### Task description
Only the lines from the start of the data to the line containing "(0,0) rectangle (930,468);", both included, should be output, exactly and without pictures.

-- begin --

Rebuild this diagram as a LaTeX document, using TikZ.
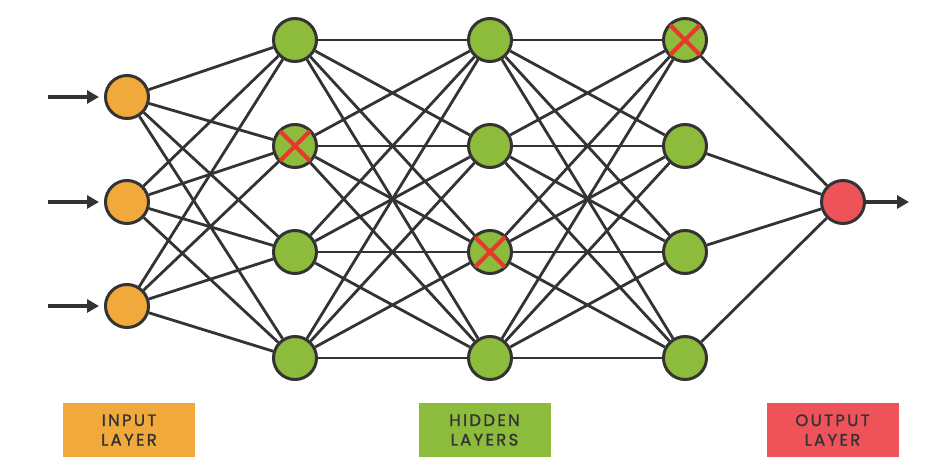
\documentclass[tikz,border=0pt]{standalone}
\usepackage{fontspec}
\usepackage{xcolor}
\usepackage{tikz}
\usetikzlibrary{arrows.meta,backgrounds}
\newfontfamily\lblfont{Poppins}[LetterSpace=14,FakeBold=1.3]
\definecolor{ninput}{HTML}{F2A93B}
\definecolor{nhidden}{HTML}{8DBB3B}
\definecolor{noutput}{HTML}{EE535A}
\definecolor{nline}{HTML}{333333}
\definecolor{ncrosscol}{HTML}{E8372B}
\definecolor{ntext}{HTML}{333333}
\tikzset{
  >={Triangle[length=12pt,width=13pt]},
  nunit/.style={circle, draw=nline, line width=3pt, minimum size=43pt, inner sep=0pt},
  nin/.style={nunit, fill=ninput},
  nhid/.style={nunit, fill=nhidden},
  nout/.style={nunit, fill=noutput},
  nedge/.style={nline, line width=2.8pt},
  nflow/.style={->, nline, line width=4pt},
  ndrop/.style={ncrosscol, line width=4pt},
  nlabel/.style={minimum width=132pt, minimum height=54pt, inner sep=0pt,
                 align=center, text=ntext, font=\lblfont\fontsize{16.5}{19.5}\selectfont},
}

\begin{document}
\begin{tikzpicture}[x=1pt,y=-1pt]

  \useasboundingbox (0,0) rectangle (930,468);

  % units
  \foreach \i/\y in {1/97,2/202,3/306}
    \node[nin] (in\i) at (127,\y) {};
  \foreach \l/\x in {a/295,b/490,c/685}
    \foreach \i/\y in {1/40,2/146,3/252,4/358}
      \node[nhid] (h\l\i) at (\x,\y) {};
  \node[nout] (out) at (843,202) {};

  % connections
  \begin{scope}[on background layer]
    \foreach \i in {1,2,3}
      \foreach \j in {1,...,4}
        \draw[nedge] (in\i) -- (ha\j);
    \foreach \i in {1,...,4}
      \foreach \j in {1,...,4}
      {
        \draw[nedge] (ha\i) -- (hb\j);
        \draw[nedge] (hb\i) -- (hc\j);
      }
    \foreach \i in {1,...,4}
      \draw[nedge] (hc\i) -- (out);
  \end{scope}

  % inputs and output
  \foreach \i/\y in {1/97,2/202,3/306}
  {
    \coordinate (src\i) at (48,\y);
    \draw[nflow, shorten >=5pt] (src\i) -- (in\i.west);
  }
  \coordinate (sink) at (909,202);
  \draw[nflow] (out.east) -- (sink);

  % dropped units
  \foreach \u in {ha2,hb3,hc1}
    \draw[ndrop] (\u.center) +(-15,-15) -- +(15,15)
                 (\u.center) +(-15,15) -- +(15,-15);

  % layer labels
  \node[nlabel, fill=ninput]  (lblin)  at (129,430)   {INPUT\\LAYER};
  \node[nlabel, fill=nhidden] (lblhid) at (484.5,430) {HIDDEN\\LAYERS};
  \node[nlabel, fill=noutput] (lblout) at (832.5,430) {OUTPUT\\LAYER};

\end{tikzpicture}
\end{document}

-- end --

### Task solution
Rebuild this diagram as a LaTeX document, using TikZ.
\documentclass[tikz,border=0pt]{standalone}
\usepackage{fontspec}
\usepackage{xcolor}
\usepackage{tikz}
\usetikzlibrary{arrows.meta,backgrounds}
\newfontfamily\lblfont{Poppins}[LetterSpace=14,FakeBold=1.3]
\definecolor{ninput}{HTML}{F2A93B}
\definecolor{nhidden}{HTML}{8DBB3B}
\definecolor{noutput}{HTML}{EE535A}
\definecolor{nline}{HTML}{333333}
\definecolor{ncrosscol}{HTML}{E8372B}
\definecolor{ntext}{HTML}{333333}
\tikzset{
  >={Triangle[length=12pt,width=13pt]},
  nunit/.style={circle, draw=nline, line width=3pt, minimum size=43pt, inner sep=0pt},
  nin/.style={nunit, fill=ninput},
  nhid/.style={nunit, fill=nhidden},
  nout/.style={nunit, fill=noutput},
  nedge/.style={nline, line width=2.8pt},
  nflow/.style={->, nline, line width=4pt},
  ndrop/.style={ncrosscol, line width=4pt},
  nlabel/.style={minimum width=132pt, minimum height=54pt, inner sep=0pt,
                 align=center, text=ntext, font=\lblfont\fontsize{16.5}{19.5}\selectfont},
}

\begin{document}
\begin{tikzpicture}[x=1pt,y=-1pt]

  \useasboundingbox (0,0) rectangle (930,468);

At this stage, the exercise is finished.